* [Dataset rows]:
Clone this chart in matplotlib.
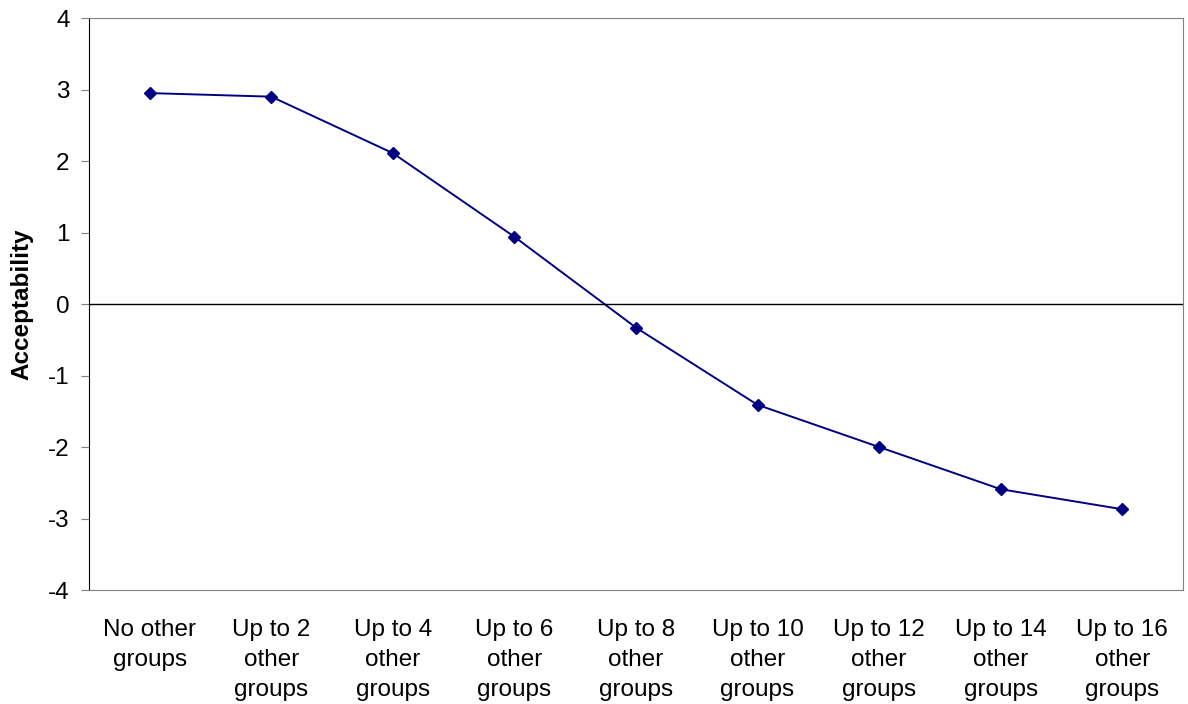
import matplotlib.pyplot as plt

plt.rcParams['font.family'] = ['Liberation Sans', 'DejaVu Sans']
plt.rcParams['axes.unicode_minus'] = False

categories = ["No other\ngroups", "Up to 2\nother\ngroups", "Up to 4\nother\ngroups",
              "Up to 6\nother\ngroups", "Up to 8\nother\ngroups", "Up to 10\nother\ngroups",
              "Up to 12\nother\ngroups", "Up to 14\nother\ngroups", "Up to 16\nother\ngroups"]
acceptability = [2.95, 2.90, 2.11, 0.94, -0.33, -1.41, -2.00, -2.59, -2.87]

fig = plt.figure(figsize=(11.88, 7.04), dpi=100)
ax = fig.add_axes([0.0749, 0.1619, 0.9209, 0.8125])

x = range(len(categories))
ax.plot(x, acceptability, color='#000080', linewidth=1.4, marker='D', markersize=6.5)
ax.axhline(0, color='black', linewidth=1)

ax.set_xlim(-0.5, len(categories) - 0.5)
ax.set_ylim(-4, 4)
ax.set_yticks(range(-4, 5))
ax.set_xticks(list(x))
ax.set_xticklabels(categories, fontsize=17.5, linespacing=1.47, va='top')
ax.tick_params(axis='x', length=0, pad=21)
ax.tick_params(axis='y', labelsize=17.5, length=6, pad=8, direction='out', color='#808080')

fig.text(22 / 1188, 0.5681, 'Acceptability', fontsize=17.5, fontweight='bold',
         rotation=90, ha='center', va='center')

ax.spines['left'].set_color('black')
for s in ['top', 'right', 'bottom']:
    ax.spines[s].set_color('#808080')

fig.savefig('out.png', dpi=100)
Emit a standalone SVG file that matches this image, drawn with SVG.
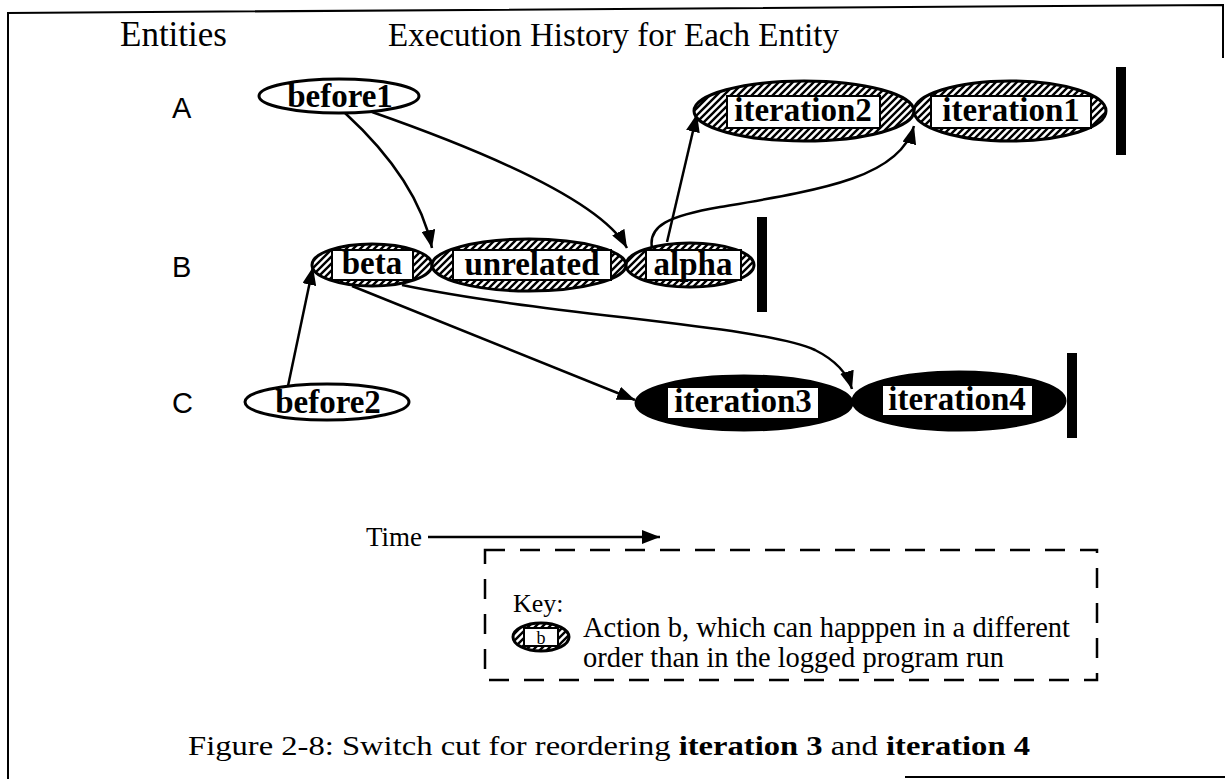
<svg xmlns="http://www.w3.org/2000/svg" width="1225" height="779" viewBox="0 0 1225 779">
<style>
.serif{font-family:"Liberation Serif","Times New Roman",serif;fill:#000}
.sans{font-family:"Liberation Sans",Arial,sans-serif;fill:#000}
.lbl{font-family:"Liberation Serif","Times New Roman",serif;font-weight:bold;font-size:33px;text-anchor:middle;fill:#000}
.ell{stroke:#000;stroke-width:3}
.box{fill:#fff;stroke:#000;stroke-width:2}
.bar{fill:#000}
.conn{fill:none;stroke:#000;stroke-width:2.5;marker-end:url(#ah)}
.frame{fill:none;stroke:#000;stroke-width:2}
</style>
<defs>
<pattern id="hatch" patternUnits="userSpaceOnUse" width="7" height="7">
<rect width="7" height="7" fill="#fff"/>
<path d="M-1,1 l2,-2 M0,7 l7,-7 M6,8 l2,-2" stroke="#000" stroke-width="2.4"/>
</pattern>
<marker id="ah" markerUnits="userSpaceOnUse" markerWidth="20" markerHeight="14" refX="18" refY="7" orient="auto">
<path d="M0,0 L18,7 L0,14 z" fill="#000"/>
</marker>
</defs>

<g id="frame">
<path class="frame" d="M7,13 L1223,5 L1223,58"/>
<path class="frame" d="M8,13 L8,779"/>
<path class="frame" d="M905,777 L1225,777"/>
</g>

<g id="headers">
<text class="serif" x="120" y="46" font-size="35">Entities</text>
<text class="serif" x="388" y="46" font-size="33">Execution History for Each Entity</text>
<text class="sans" x="172" y="118" font-size="29">A</text>
<text class="sans" x="172" y="277" font-size="29">B</text>
<text class="sans" x="172" y="413" font-size="29">C</text>
</g>

<g id="connectors">
<path class="conn" d="M345,113 Q418,180 432,248"/>
<path class="conn" d="M372,112 Q595,190 627,248"/>
<path class="conn" d="M667,242 L697,114"/>
<path class="conn" d="M652,248 C648,226 668,216 720,207 C820,190 900,178 914,126"/>
<path class="conn" d="M288,386 L313,267"/>
<path class="conn" d="M352,286 L635,400"/>
<path class="conn" d="M402,285 C550,316 760,325 815,350 Q845,365 852,389"/>
<path class="conn" d="M428,537 L660,537"/>
</g>

<g id="before1">
<ellipse class="ell" cx="339" cy="96" rx="80" ry="17" fill="#fff"/>
<text class="lbl" x="340" y="107">before1</text>
</g>

<g id="iteration2">
<ellipse class="ell" cx="804" cy="111" rx="110" ry="30" fill="url(#hatch)"/>
<rect class="box" x="727" y="96" width="153" height="32"/>
<text class="lbl" x="803" y="121">iteration2</text>
</g>

<g id="iteration1">
<ellipse class="ell" cx="1010" cy="111" rx="96" ry="30" fill="url(#hatch)"/>
<rect class="box" x="931" y="96" width="160" height="32"/>
<text class="lbl" x="1011" y="121">iteration1</text>
</g>
<rect class="bar" x="1116" y="67" width="10" height="88"/>

<g id="beta">
<ellipse class="ell" cx="372" cy="265" rx="60" ry="21" fill="url(#hatch)"/>
<rect class="box" x="332" y="250" width="81" height="30"/>
<text class="lbl" x="372" y="274">beta</text>
</g>

<g id="unrelated">
<ellipse class="ell" cx="529" cy="265" rx="97" ry="26" fill="url(#hatch)"/>
<rect class="box" x="453" y="250" width="158" height="30"/>
<text class="lbl" x="532" y="275">unrelated</text>
</g>

<g id="alpha">
<ellipse class="ell" cx="690" cy="265" rx="64" ry="22" fill="url(#hatch)"/>
<rect class="box" x="646" y="250" width="95" height="30"/>
<text class="lbl" x="693" y="275">alpha</text>
</g>
<rect class="bar" x="757" y="217" width="10" height="95"/>

<g id="before2">
<ellipse class="ell" cx="327" cy="402" rx="82" ry="18" fill="#fff"/>
<text class="lbl" x="328" y="413">before2</text>
</g>

<g id="iteration3">
<ellipse class="ell" cx="744" cy="403" rx="108" ry="27" fill="#000"/>
<rect x="668" y="388" width="150" height="30" fill="#fff"/>
<text class="lbl" x="743" y="412">iteration3</text>
</g>

<g id="iteration4">
<ellipse class="ell" cx="959" cy="401" rx="106" ry="29" fill="#000"/>
<rect x="883" y="386" width="149" height="29" fill="#fff"/>
<text class="lbl" x="957" y="410">iteration4</text>
</g>
<rect class="bar" x="1067" y="353" width="10" height="85"/>

<g id="time">
<text class="serif" x="366" y="546" font-size="27">Time</text>
</g>

<g id="key">
<rect x="485" y="550" width="612" height="130" fill="none" stroke="#000" stroke-width="2.5" stroke-dasharray="20,15"/>
<text class="serif" x="513" y="612" font-size="26">Key:</text>
<ellipse class="ell" cx="541" cy="637" rx="28" ry="14" fill="url(#hatch)"/>
<rect class="box" x="524" y="628" width="34" height="18"/>
<text class="serif" x="541" y="644" font-size="18" text-anchor="middle">b</text>
<text class="serif" x="583" y="637" font-size="28.5">Action b, which can happpen in a different</text>
<text class="serif" x="583" y="667" font-size="28.5">order than in the logged program run</text>
</g>

<g id="caption">
<text class="serif" x="188" y="755" font-size="28" textLength="842" lengthAdjust="spacingAndGlyphs">Figure 2-8: Switch cut for reordering <tspan font-weight="bold">iteration 3</tspan> and <tspan font-weight="bold">iteration 4</tspan></text>
</g>
</svg>
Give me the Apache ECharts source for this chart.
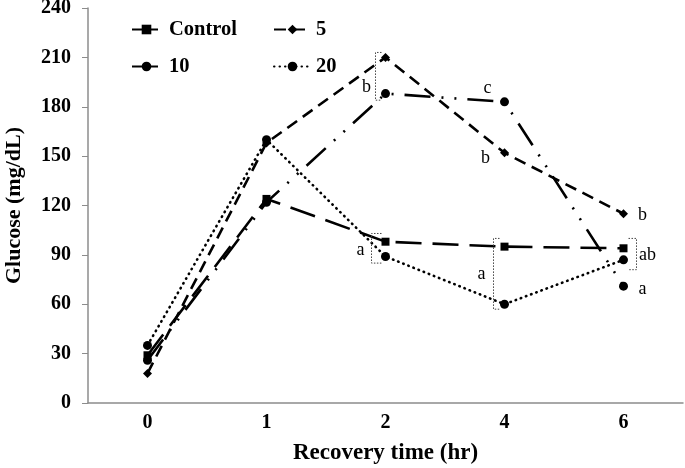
<!DOCTYPE html>
<html><head><meta charset="utf-8">
<script src="https://cdn.jsdelivr.net/npm/echarts@6/dist/echarts.min.js"></script>
<style>html,body{margin:0;padding:0;background:#fff}#c{width:685px;height:468px}</style>
</head><body><div id="c"></div>
<script>
const categories = ['0', '1', '2', '4', '6'];
const controlValues = [29, 124, 98, 95, 94];
const dose5Values = [18, 158, 210, 152, 115];
const dose10Values = [26, 122, 188, 183, 71];
const dose20Values = [35, 160, 89, 60, 87];
const yMin = 0, yMax = 240, yStep = 30;
// significance letters: [category, value, text]
const letterCats = ['2', '2', '4', '4', '4', '6', '6', '6'];
const letterVals = [192, 93, 191, 149, 78, 114, 90, 69];
const letterTexts = ['b', 'a', 'c', 'b', 'a', 'b', 'ab', 'a'];
// dotted brackets: [category, low, high]
const bracketCats = ['2', '2', '4', '6'];
const bracketLow = [184, 85, 57, 81];
const bracketHigh = [213, 103, 100, 100];

const letterDx = [-19, -25, -17, -19, -23, 19, 24, 19];
const bracketX0 = [-10, -14, -11, 13];
const bracketX1 = [-4, -4, -5, 5];

const FONT = 'Liberation Serif';
const chart = echarts.init(document.getElementById('c'), null, {renderer: 'canvas'});

function mk(name, data, symbol, size, dash, cap) {
  return {
    name, type: 'line', data, symbol, symbolSize: size, showSymbol: true,
    itemStyle: {color: '#000'},
    lineStyle: {color: '#000', width: 2.6, type: dash, cap: cap || 'butt'},
    emphasis: {disabled: true}, animation: false, z: 3
  };
}

const legendText1 = {fontFamily: FONT, fontWeight: 'bold', fontSize: 20.5, color: '#000', padding: [0, 0, 0, 3]};
const legendText2 = {fontFamily: FONT, fontWeight: 'bold', fontSize: 20.5, color: '#000', padding: [0, 0, 0, 0]};
chart.setOption({
  animation: false,
  backgroundColor: '#fff',
  grid: {left: 88, right: 2, top: 8, bottom: 65, containLabel: false, outerBoundsMode: 'none'},
  legend: [
    {data: ['Control', '10'], orient: 'vertical', left: 126, top: 14, itemWidth: 29, itemHeight: 12, itemGap: 16, textStyle: legendText1, selectedMode: false},
    {data: ['5', '20'], orient: 'vertical', left: 268, top: 14, itemWidth: 37, itemHeight: 12, itemGap: 16, textStyle: legendText2, selectedMode: false}
  ],
  xAxis: {
    type: 'category', data: categories, boundaryGap: true,
    axisLine: {lineStyle: {color: '#8c8c8c', width: 1.5}},
    axisTick: {show: false},
    axisLabel: {fontFamily: FONT, fontWeight: 'bold', fontSize: 20, color: '#000', margin: 10},
    name: 'Recovery time (hr)', nameLocation: 'middle', nameGap: 39,
    nameTextStyle: {fontFamily: FONT, fontWeight: 'bold', fontSize: 23, color: '#000'}
  },
  yAxis: {
    type: 'value', min: yMin, max: yMax, interval: yStep,
    axisLine: {show: true, lineStyle: {color: '#8c8c8c', width: 1.5}},
    axisTick: {show: true, length: 6, lineStyle: {color: '#8c8c8c'}},
    splitLine: {show: false},
    axisLabel: {fontFamily: FONT, fontWeight: 'bold', fontSize: 20, color: '#000', margin: 17},
    name: 'Glucose (mg/dL)', nameLocation: 'middle', nameGap: 63, nameRotate: 90,
    nameTextStyle: {fontFamily: FONT, fontWeight: 'bold', fontSize: 22, color: '#000'}
  },
  series: [
    mk('Control', controlValues, 'rect', 8, [26, 11]),
    mk('5', dose5Values, 'diamond', 9, [12, 7]),
    mk('10', dose10Values, 'circle', 9, [26, 11, 2, 11, 2, 11]),
    mk('20', dose20Values, 'circle', 9, [0.5, 5], 'round')
  ]
});

const graphics = [];
letterTexts.forEach((t, i) => {
  const p = chart.convertToPixel({gridIndex: 0}, [letterCats[i], letterVals[i]]);
  graphics.push({type: 'text', x: p[0] + letterDx[i], y: p[1], z: 10,
    style: {text: t, font: '18px "' + FONT + '"', fill: '#000', align: 'center', verticalAlign: 'middle'}});
});
bracketCats.forEach((c, i) => {
  const top = chart.convertToPixel({gridIndex: 0}, [c, bracketHigh[i]]);
  const bot = chart.convertToPixel({gridIndex: 0}, [c, bracketLow[i]]);
  const xa = top[0] + bracketX0[i], xb = top[0] + bracketX1[i];
  graphics.push({type: 'polyline', z: 9, shape: {points: [[xb, top[1]], [xa, top[1]], [xa, bot[1]], [xb, bot[1]]]},
    style: {stroke: '#444', lineWidth: 1, lineDash: [1.5, 1.5], fill: null}});
});
chart.setOption({graphic: graphics});
</script>
</body></html>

* [Given exercise]: Only the lines from the start of the records to the line with "plt.rcParams['axes.unicode_minus'] = False" belong in the copy. Print them exactly, minus pictures.

* [Solution below]:
Clone this chart in matplotlib.
import matplotlib.pyplot as plt

plt.rcParams['font.family'] = ['Liberation Sans', 'DejaVu Sans']
plt.rcParams['axes.unicode_minus'] = False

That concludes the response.